++++ MATERIAL PROVIDED ++++

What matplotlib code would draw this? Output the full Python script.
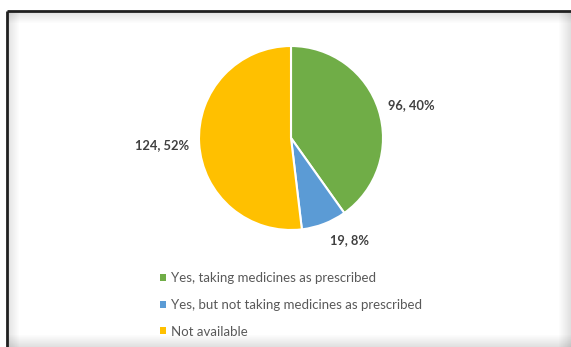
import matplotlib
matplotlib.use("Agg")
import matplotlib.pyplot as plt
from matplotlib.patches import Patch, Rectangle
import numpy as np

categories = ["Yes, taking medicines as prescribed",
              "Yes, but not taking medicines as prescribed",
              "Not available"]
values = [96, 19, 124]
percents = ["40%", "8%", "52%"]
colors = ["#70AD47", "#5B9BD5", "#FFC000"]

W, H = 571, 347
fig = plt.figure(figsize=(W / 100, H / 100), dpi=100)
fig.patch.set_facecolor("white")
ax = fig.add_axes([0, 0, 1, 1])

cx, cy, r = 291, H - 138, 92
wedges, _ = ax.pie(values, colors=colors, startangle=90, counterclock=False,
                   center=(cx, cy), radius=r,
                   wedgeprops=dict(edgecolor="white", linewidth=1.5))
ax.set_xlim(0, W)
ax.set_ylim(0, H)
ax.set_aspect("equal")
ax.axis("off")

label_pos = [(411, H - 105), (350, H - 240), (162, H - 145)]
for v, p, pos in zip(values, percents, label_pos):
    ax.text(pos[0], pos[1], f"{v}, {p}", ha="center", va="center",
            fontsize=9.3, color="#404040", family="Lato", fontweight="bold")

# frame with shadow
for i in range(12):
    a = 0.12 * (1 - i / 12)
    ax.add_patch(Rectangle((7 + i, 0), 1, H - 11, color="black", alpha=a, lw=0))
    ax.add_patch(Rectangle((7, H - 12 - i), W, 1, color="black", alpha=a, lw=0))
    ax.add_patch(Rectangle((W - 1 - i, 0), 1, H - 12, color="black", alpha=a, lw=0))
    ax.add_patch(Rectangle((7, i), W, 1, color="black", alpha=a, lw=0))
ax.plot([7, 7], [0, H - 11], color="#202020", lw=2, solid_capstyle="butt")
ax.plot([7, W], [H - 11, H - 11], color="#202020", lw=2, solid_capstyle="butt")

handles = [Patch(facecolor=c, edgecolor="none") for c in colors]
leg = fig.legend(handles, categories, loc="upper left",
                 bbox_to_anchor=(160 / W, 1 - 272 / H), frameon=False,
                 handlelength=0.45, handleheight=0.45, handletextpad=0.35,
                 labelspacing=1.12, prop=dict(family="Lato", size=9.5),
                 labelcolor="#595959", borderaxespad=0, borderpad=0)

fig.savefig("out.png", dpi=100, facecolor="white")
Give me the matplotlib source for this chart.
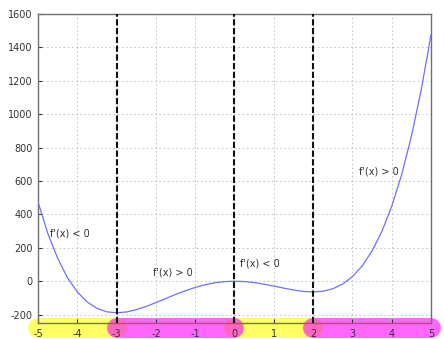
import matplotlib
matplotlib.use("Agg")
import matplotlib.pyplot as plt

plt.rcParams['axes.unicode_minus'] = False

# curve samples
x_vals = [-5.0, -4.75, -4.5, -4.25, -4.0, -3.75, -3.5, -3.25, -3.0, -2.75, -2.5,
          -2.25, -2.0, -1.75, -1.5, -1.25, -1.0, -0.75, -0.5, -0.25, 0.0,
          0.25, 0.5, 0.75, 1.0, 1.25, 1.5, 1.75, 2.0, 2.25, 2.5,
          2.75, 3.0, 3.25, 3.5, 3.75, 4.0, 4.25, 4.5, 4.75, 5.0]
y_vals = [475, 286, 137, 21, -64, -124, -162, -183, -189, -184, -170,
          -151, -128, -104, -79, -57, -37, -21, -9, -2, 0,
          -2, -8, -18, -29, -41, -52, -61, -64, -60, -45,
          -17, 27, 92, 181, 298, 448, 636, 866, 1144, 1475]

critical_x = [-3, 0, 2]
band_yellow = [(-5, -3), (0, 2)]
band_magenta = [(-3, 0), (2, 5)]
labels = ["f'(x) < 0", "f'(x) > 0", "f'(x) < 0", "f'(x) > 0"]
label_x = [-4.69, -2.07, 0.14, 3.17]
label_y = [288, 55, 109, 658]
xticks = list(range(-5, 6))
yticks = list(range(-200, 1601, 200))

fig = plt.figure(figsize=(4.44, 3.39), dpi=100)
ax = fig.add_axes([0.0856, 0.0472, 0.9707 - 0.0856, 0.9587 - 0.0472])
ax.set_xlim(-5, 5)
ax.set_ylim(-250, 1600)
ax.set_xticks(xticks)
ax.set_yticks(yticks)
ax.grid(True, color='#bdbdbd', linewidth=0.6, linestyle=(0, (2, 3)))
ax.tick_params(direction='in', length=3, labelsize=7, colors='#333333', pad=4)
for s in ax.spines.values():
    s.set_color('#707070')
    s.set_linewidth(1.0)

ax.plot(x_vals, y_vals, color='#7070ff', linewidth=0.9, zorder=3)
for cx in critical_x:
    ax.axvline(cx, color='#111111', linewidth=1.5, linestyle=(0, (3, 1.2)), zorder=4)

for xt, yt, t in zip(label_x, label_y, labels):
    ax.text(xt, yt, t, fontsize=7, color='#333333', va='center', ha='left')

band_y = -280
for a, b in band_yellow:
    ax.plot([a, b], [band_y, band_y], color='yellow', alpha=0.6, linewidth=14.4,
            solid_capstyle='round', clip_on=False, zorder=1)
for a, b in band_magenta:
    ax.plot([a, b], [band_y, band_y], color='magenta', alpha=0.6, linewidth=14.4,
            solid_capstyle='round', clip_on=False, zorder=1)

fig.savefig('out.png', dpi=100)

++++

> _YOUR TASK_
Leaving the pictures out, write out exactly the lines from the line containing "Give me the matplotlib source for this chart." through the line containing "s.set_linewidth(1.0)", both included.

> _SOLUTION TO THE EXERCISE_
Give me the matplotlib source for this chart.
import matplotlib
matplotlib.use("Agg")
import matplotlib.pyplot as plt

plt.rcParams['axes.unicode_minus'] = False

# curve samples
x_vals = [-5.0, -4.75, -4.5, -4.25, -4.0, -3.75, -3.5, -3.25, -3.0, -2.75, -2.5,
          -2.25, -2.0, -1.75, -1.5, -1.25, -1.0, -0.75, -0.5, -0.25, 0.0,
          0.25, 0.5, 0.75, 1.0, 1.25, 1.5, 1.75, 2.0, 2.25, 2.5,
          2.75, 3.0, 3.25, 3.5, 3.75, 4.0, 4.25, 4.5, 4.75, 5.0]
y_vals = [475, 286, 137, 21, -64, -124, -162, -183, -189, -184, -170,
          -151, -128, -104, -79, -57, -37, -21, -9, -2, 0,
          -2, -8, -18, -29, -41, -52, -61, -64, -60, -45,
          -17, 27, 92, 181, 298, 448, 636, 866, 1144, 1475]

critical_x = [-3, 0, 2]
band_yellow = [(-5, -3), (0, 2)]
band_magenta = [(-3, 0), (2, 5)]
labels = ["f'(x) < 0", "f'(x) > 0", "f'(x) < 0", "f'(x) > 0"]
label_x = [-4.69, -2.07, 0.14, 3.17]
label_y = [288, 55, 109, 658]
xticks = list(range(-5, 6))
yticks = list(range(-200, 1601, 200))

fig = plt.figure(figsize=(4.44, 3.39), dpi=100)
ax = fig.add_axes([0.0856, 0.0472, 0.9707 - 0.0856, 0.9587 - 0.0472])
ax.set_xlim(-5, 5)
ax.set_ylim(-250, 1600)
ax.set_xticks(xticks)
ax.set_yticks(yticks)
ax.grid(True, color='#bdbdbd', linewidth=0.6, linestyle=(0, (2, 3)))
ax.tick_params(direction='in', length=3, labelsize=7, colors='#333333', pad=4)
for s in ax.spines.values():
    s.set_color('#707070')
    s.set_linewidth(1.0)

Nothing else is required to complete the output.